Contudo, além do texto e dos esquemas de gênero e dos modelos de transgressão e contra transgressão sexual, há, na narrativa de Moore, momentos de erotismo puro e inexplicável, ‘silêncios visuais’, como no capítulo XX, Zás-trás, em que uma orgia das protagonistas se entrelaça à viagem de ópio, combinando o êxtase poético do texto aos delírios visuais da narrativa. Ou no capítulo VII (O tornado?), o primeiro orgasmo de Dorothy, durante um ciclone em sua fazenda em Kansas. 5. Conclusão Ressaltaram-se aqui vários elementos discursivos eróticos femininos na narrativa de Lost Girls: a simetria matemática da arte, a circularidade narrativa, a múltipla representação (uma estória dentro de outras), a sedução e a submissão voluntária como formas de poder, a inocência como fator erótico, o ritmo narrativo constante, gradativo e crescente, sempre encerrada por apoteoses de êxtase. Tais elementos apontam para intenção não declarada de produzir um erotismo mais refinado, estético e... feminino.

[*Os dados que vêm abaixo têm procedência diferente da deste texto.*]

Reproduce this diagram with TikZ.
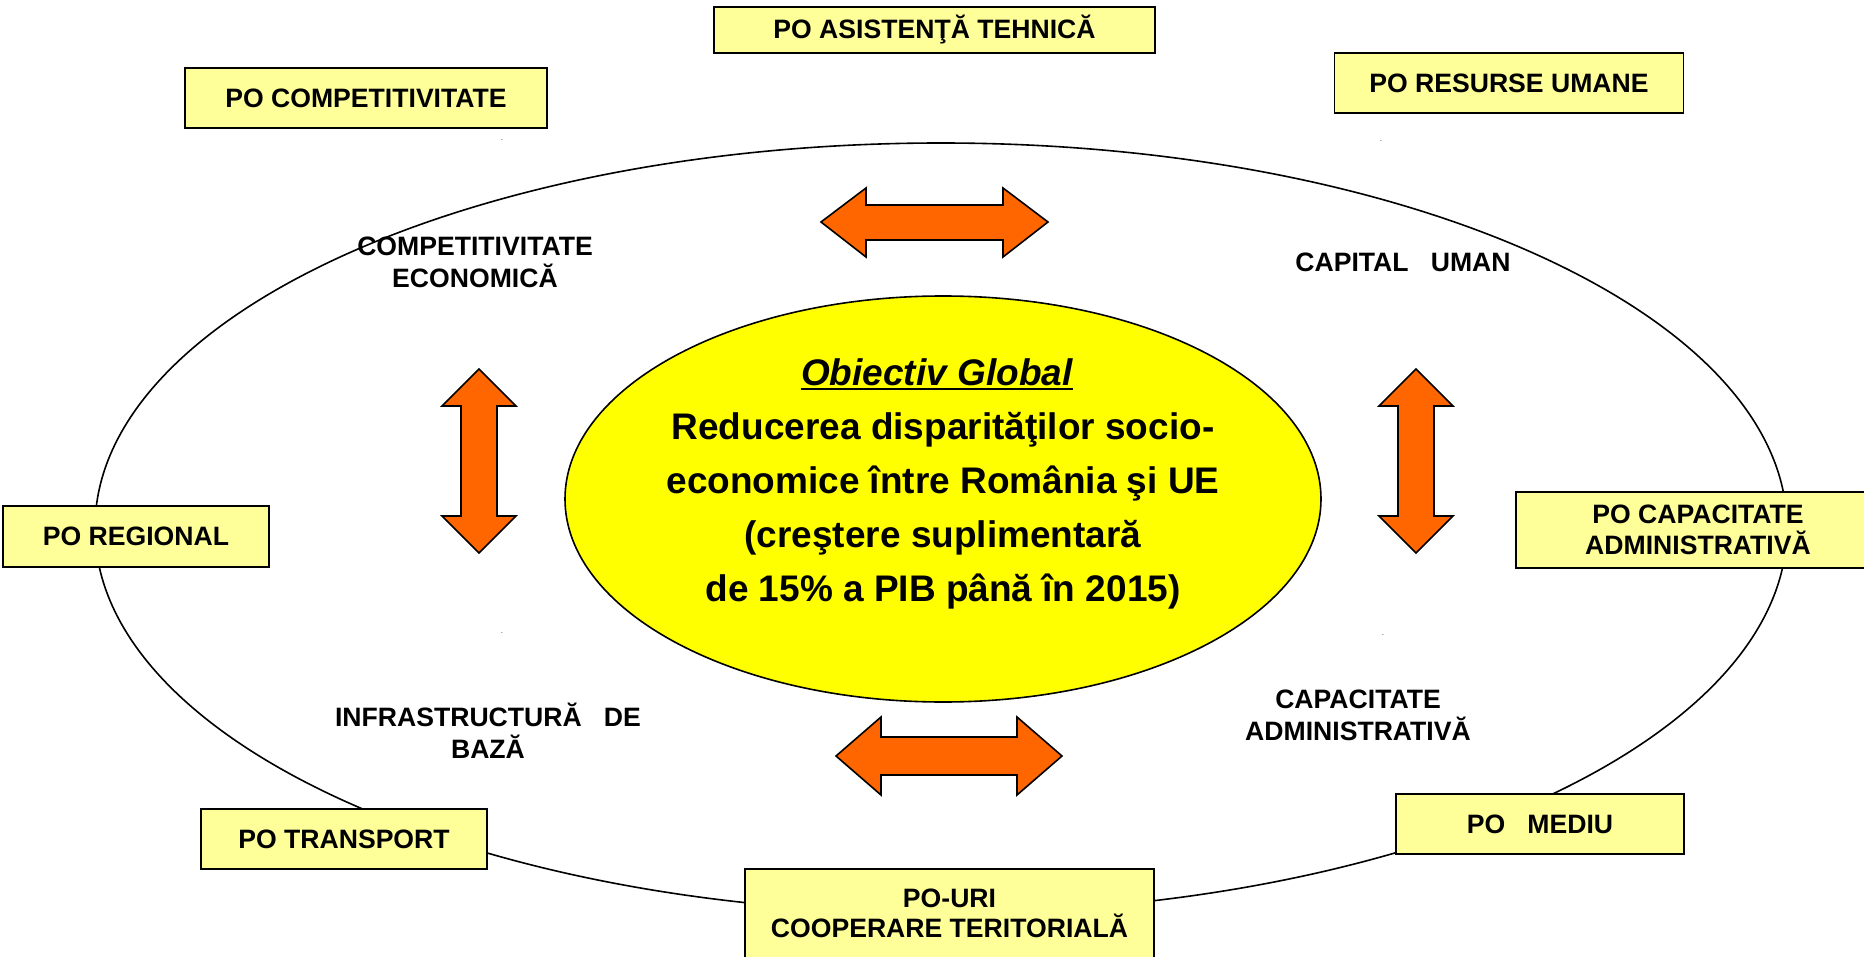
\documentclass[tikz,border=0pt]{standalone}
\usepackage{fontspec}
\setmainfont{Liberation Sans}
\usepackage{tikz}
\usepackage{xcolor}

\definecolor{poYellow}{HTML}{FFFF99}
\definecolor{goalYellow}{HTML}{FFFF00}
\definecolor{arrowOrange}{HTML}{FF6600}
\definecolor{dotNavy}{HTML}{1F3F7A}

\newcommand{\thickUnderline}[1]{\setbox0\hbox{#1}\rlap{\rule[-2.4pt]{\wd0}{1.2pt}}\box0}

\begin{document}
\begin{tikzpicture}[x=0.5pt, y=-0.5pt,
    pobox/.style={draw, line width=0.8pt, fill=poYellow, inner sep=0pt, align=center,
      font=\fontsize{13.3}{15.5}\selectfont\bfseries},
    axislabel/.style={align=center, font=\fontsize{13.3}{16}\selectfont\bfseries},
    goaltext/.style={align=center, font=\fontsize{18.5}{27}\selectfont\bfseries},
    twoway/.style={draw, line width=0.8pt, fill=arrowOrange},
    straydot/.style={inner sep=0pt, text=dotNavy, font=\fontsize{4}{4}\selectfont}]

                \clip (0,0) rectangle (1864,957);
                \fill[white] (0,0) rectangle (1864,957);

                % outer ring
                \draw[line width=0.8pt] (941,528) ellipse [x radius=846, y radius=385];

                % programmes round the ring
                \node[pobox, minimum width=220.5pt, minimum height=23pt] (poAsistenta) at (934.5,30) {PO ASISTENŢĂ TEHNICĂ};
                \node[pobox, minimum width=181pt, minimum height=30pt] (poCompetitivitate) at (366,98) {PO COMPETITIVITATE};
                \node[pobox, minimum width=174.5pt, minimum height=30pt] (poResurse) at (1509,83) {PO RESURSE UMANE};
                \node[pobox, minimum width=133pt, minimum height=30.5pt] (poRegional) at (136,536.5) {PO REGIONAL};
                \node[pobox, minimum width=182pt, minimum height=38pt] (poCapacitate) at (1698,530) {PO CAPACITATE\\ADMINISTRATIVĂ};
                \node[pobox, minimum width=143pt, minimum height=30pt] (poTransport) at (344,839) {PO TRANSPORT};
                \node[pobox, minimum width=144pt, minimum height=30pt] (poMediu) at (1540,824) {PO\ \ \ MEDIU};
                \node[pobox, minimum width=204.5pt, minimum height=50pt] (poCooperare) at (949.5,919) {};
                \node[axislabel, font=\fontsize{13.3}{15}\selectfont\bfseries] (poCooperareText) at (949.5,913) {PO-URI\\COOPERARE TERITORIALĂ};

                % stray dots
                \node[straydot] (dotA) at (502,140) {.};
                \node[straydot] (dotB) at (1381,141) {.};
                \node[straydot] (dotC) at (502,633) {.};
                \node[straydot] (dotD) at (1383,635) {.};

                % axes
                \node[axislabel] (lblCompetitivitate) at (475,262) {COMPETITIVITATE\\ECONOMICĂ};
                \node[axislabel] (lblCapital) at (1403,262) {CAPITAL\ \ \ UMAN};
                \node[axislabel] (lblInfrastructura) at (488,731) {INFRASTRUCTURĂ\ \ \ DE\\BAZĂ};
                \node[axislabel] (lblCapacitate) at (1358,715) {CAPACITATE\\ADMINISTRATIVĂ};

                % global objective
                \draw[line width=0.8pt, fill=goalYellow] (943,499) ellipse [x radius=378, y radius=203];
                \node[goaltext] (goalText) at (943,484) {\thickUnderline{\itshape Obiectiv Global}{\color{goalYellow}:}\\Reducerea disparităţilor socio-\\economice între România şi UE\\(creştere suplimentară\\de 15\% a PIB până în 2015)};

                % double arrows
                \draw[twoway] (821,222) -- (866,188) -- (866,205) -- (1003,205) -- (1003,188) -- (1048,222) -- (1003,257) -- (1003,240) -- (866,240) -- (866,257) -- cycle;
                \draw[twoway] (836,756) -- (881,717) -- (881,737) -- (1017,737) -- (1017,717) -- (1062,756) -- (1017,795) -- (1017,775) -- (881,775) -- (881,795) -- cycle;
                \draw[twoway] (479,369) -- (516,406) -- (497,406) -- (497,516) -- (516,516) -- (479,553) -- (442,516) -- (461,516) -- (461,406) -- (442,406) -- cycle;
                \draw[twoway] (1416,369) -- (1453,406) -- (1434,406) -- (1434,516) -- (1453,516) -- (1416,553) -- (1379,516) -- (1398,516) -- (1398,406) -- (1379,406) -- cycle;
            \end{tikzpicture}
\end{document}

Porém, o mais importante é o deslocamento do foco narrativo das representações masculinas do feminino, tanto nas protagonistas da ação narrativa como também na narração da estória. Pasolini, no início dos anos 70, renegou seus filmes eróticos, afirmando que eles foram apropriados erroneamente pela indústria cultural, que os classificava como pornográficos. Diante da absorção conservadora das mídias na cultura de massas, que transformou o erotismo em pornografia, Pasolini, trocou a representação idealizada do sexo clássico por uma visão denunciadora de sua violência. É quando Pasolini filmará sua obra mais radical: Saló ou os 120 dias de Sodoma (1975), superando qualquer coisa que tenha sido feita antes dele em termos de transgressão estética e moral32. 32

“Alegoria sinistra do fetichismo da sociedade de consumo”, Saló teve seu equivalente e clímax com o assassinato de Pasolini, no mesmo ano de 1975, e contribuiu para fazer do cineasta uma verdadeira lenda negra - transpondo o mito para cotidiano em imagens como em seus filmes, a do anjo do mal, a do herege perseguido, a do último grande artista maldito, sempre colocando em crise e subvertendo as concepções de mundo dominantes, sempre dando visibilidade ao não-dito das representações convencionais, sempre fazer surgir aquilo que foi repelido do consenso social e cultural - sem nada ceder, jamais, sobre a sua singularidade.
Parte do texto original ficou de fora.